In one crucial conclusion, the committee stated that the Prime Minister's early decision to rule out a ground force invasion of Kosovo actually worsened the humanitarian "disaster" of fleeing refugees.
Yet the overstretched nature of the nation's armed forces meant that the Territorial Army would have been needed to help man any infantry force charged with taking on the Serbs on the ground.
The MPs, who interviewed nearly all of Britain's most senior defence chiefs, confirmed that the UK's armed forces were severely under-equipped and badly advised for the task of ousting Slobodan Milosevic's Serb forces from the Yugoslav province in 1998. Operation Allied Force could fairly be counted a "success" in that it eventually resulted in Serb withdrawal, but it was heavily qualified by a long list of failures.
The committee found that the overall cost of the operation, together with Britain's continuing involvement in the region, would amount to £866m over five years to 2004.
Last night, the Ministry of Defence said that the recent removal from power of Mr Milosevic proved that the 78-day campaign had been worthwhile. John Spellar, the Armed Forces minister, said: "The departure of Milosevic's troops from Kosovo, the return of Kosovar Albanians and now the rejection of Milosevic's dictatorship by the people of Serbia has shown that Nato's approach was right.
"It is right that we should look at the lessons that can be learnt. But we must not let this overshadow the fact that our objectives were achieved."
However, Iain Duncan Smith, the Tory defence spokesman, described the report as "a damning indictment of Labour's past, current and future defence policy".
"It underlines yet again how the Government entered into military action in Kosovo on a wing and a prayer," he said last night. "The report makes it clear that the eventual plans for the Kosovo operation were not the same as the ones that set out the initial campaign. What was the Foreign Office role in creating such a messy start to the operation?" Mr Duncan Smith said the report showed that US assistance was essential for anything more than "limited" military operations. He pointed out that the report also underlined the key role of the Territorial Army, which the Government has cut by 18,000 troops since coming to office.
"In short, the Government has done, and will do, little to put right what is said in the report. In fact, it is set on making things worse. The Government clearly hasn't learnt the lessons of Kosovo," he said.
In the most damaging section of the 344-page report, the MPs concluded that Mr Blair and the US President, Bill Clinton, had been wrong to rule out the possibility of ground troops. "It was unwise for politicians within the Alliance to either have thought or ever suggested that a humanitarian disaster on the ground could be averted from the air. On the contrary, all evidence suggests that plans to initiate the air campaign hastened the onset of the disaster," they said.

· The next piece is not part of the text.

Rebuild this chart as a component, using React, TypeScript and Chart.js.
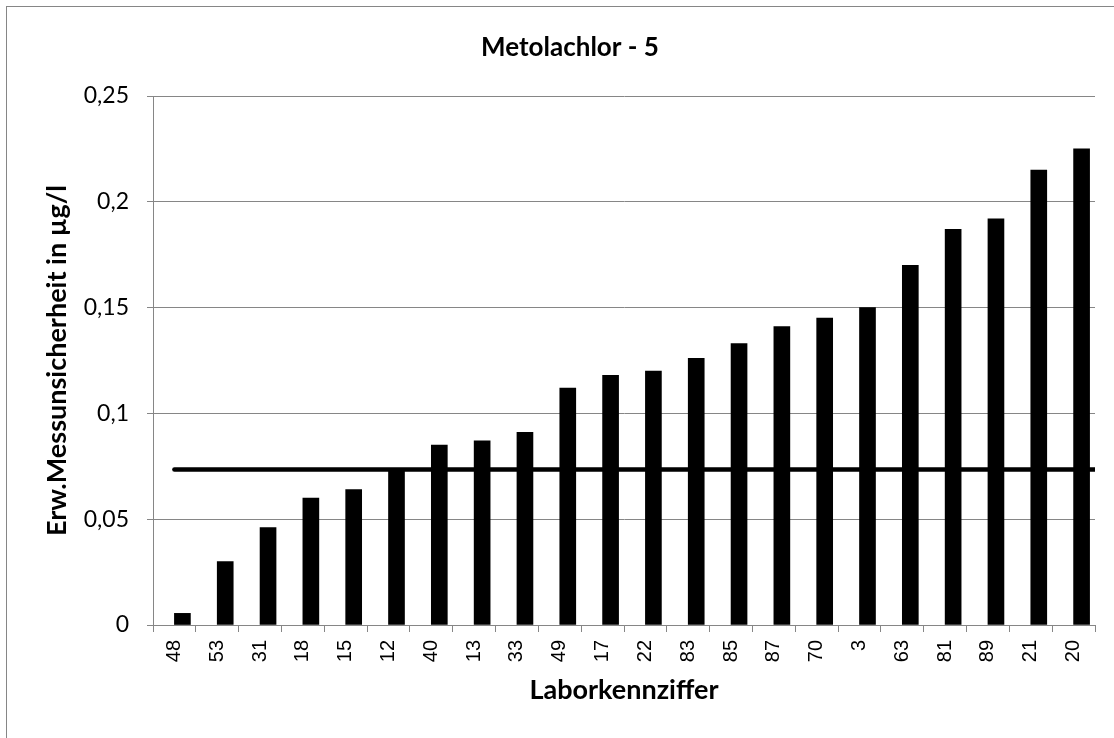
import React, { useEffect, useRef } from 'react';
import { Chart, registerables } from 'chart.js';

Chart.register(...registerables);

// Data
const categories = ['48', '53', '31', '18', '15', '12', '40', '13', '33', '49', '17', '22', '83', '85', '87', '70', '3', '63', '81', '89', '21', '20'];
const values = [0.0055, 0.030, 0.046, 0.060, 0.064, 0.074, 0.085, 0.087, 0.091, 0.112, 0.118, 0.120, 0.126, 0.133, 0.141, 0.145, 0.150, 0.170, 0.187, 0.192, 0.215, 0.225];
const referenceValue = 0.0735;
const yMin = 0;
const yMax = 0.25;
const yStep = 0.05;

const chartTitle = 'Metolachlor - 5';
const xAxisTitle = 'Laborkennziffer';
const yAxisTitle = 'Erw.Messunsicherheit in µg/l';

const GRID = '#868686';

export default function App() {
  const canvasRef = useRef<HTMLCanvasElement | null>(null);

  useEffect(() => {
    const canvas = canvasRef.current;
    if (!canvas) return;

    const framePlugin = {
      id: 'frame',
      beforeDraw(chart: any) {
        const ctx = chart.ctx;
        ctx.save();
        ctx.fillStyle = '#ffffff';
        ctx.fillRect(0, 0, chart.width, chart.height);
        ctx.strokeStyle = GRID;
        ctx.lineWidth = 1;
        ctx.strokeRect(6.5, 6.5, 2000, 2000);
        ctx.restore();
      },
    };

    const titlePlugin = {
      id: 'mainTitle',
      afterDraw(chart: any) {
        const ctx = chart.ctx;
        ctx.save();
        ctx.fillStyle = '#000000';
        ctx.font = 'bold 26px Lato';
        ctx.textAlign = 'center';
        ctx.textBaseline = 'alphabetic';
        ctx.fillText(chartTitle, 570, 56);
        ctx.restore();
      },
    };

    const chart = new Chart(canvas, {
      type: 'bar',
      data: {
        labels: categories,
        datasets: [
          {
            type: 'line',
            label: 'Mittelwert',
            data: [
              { x: 0.5, y: referenceValue },
              { x: categories.length, y: referenceValue },
            ],
            xAxisID: 'xLine',
            yAxisID: 'y',
            borderColor: '#000000',
            borderWidth: 4.5,
            borderCapStyle: 'round',
            pointRadius: 0,
            fill: false,
            order: 0,
          } as any,
          {
            type: 'bar',
            label: 'Messunsicherheit',
            data: values,
            xAxisID: 'x',
            yAxisID: 'y',
            backgroundColor: '#000000',
            borderWidth: 0,
            barThickness: 16,
            order: 1,
          },
        ],
      },
      options: {
        responsive: false,
        animation: false,
        layout: { padding: { left: 0, right: 19, top: 96, bottom: 0 } },
        plugins: {
          legend: { display: false },
          tooltip: { enabled: false },
          title: { display: false },
        },
        scales: {
          x: {
            type: 'category',
            offset: true,
            grid: {
              offset: true,
              drawOnChartArea: false,
              drawTicks: true,
              tickLength: 7,
              color: GRID,
              lineWidth: 1,
            },
            border: { color: GRID, width: 1 },
            ticks: {
              autoSkip: false,
              minRotation: 90,
              maxRotation: 90,
              padding: 8,
              color: '#000000',
              font: { family: '"Liberation Sans", Arial, sans-serif', size: 20 },
            },
            title: {
              display: true,
              text: xAxisTitle,
              color: '#000000',
              font: { family: 'Lato', size: 27, weight: 'bold' },
              padding: { top: 0, bottom: 32 },
            },
            afterFit(scale: any) {
              scale.height = 113;
            },
          },
          y: {
            type: 'linear',
            min: yMin,
            max: yMax,
            ticks: {
              stepSize: yStep,
              padding: 18,
              color: '#000000',
              font: { family: 'Lato', size: 23 },
              callback: (v: any) => Number(Number(v).toFixed(2)).toString().replace('.', ','),
            },
            grid: { color: GRID, lineWidth: 1, tickLength: 6 },
            border: { color: GRID, width: 1 },
            title: {
              display: true,
              text: yAxisTitle,
              color: '#000000',
              font: { family: 'Lato', size: 27, weight: 'bold' },
              padding: { top: 41, bottom: 0 },
            },
            afterFit(scale: any) {
              scale.width = 153;
            },
          },
          xLine: {
            type: 'linear',
            display: false,
            offset: false,
            grid: { offset: false },
            min: 0,
            max: categories.length,
          },
        },
      } as any,
      plugins: [framePlugin, titlePlugin],
    });

    return () => {
      chart.destroy();
    };
  }, []);

  return (
    <div style={{ position: 'absolute', left: 0, top: 0, width: 1114, height: 738 }}>
      <canvas ref={canvasRef} width={1114} height={738} />
    </div>
  );
}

"The failure to predict, anticipate and prepare for Milosevic's manipulation of the refugees as an instrument of aggression was a serious failure of imagination and planning. These failures had the effect of narrowing the range of options open to the Alliance and pushing the process towards conflict."
The report said UK air forces suffered from a lack of precision-guided weapons and made up less than 5 per cent of Nato sorties flown. The 2 per cent of 1,000lb unguided bombs confirmed as hitting their targets was "distressingly low", it said. "Our major contribution [to the campaign] was in the form of unguided cluster bombs - a contribution of limited military value and questionable legitimacy."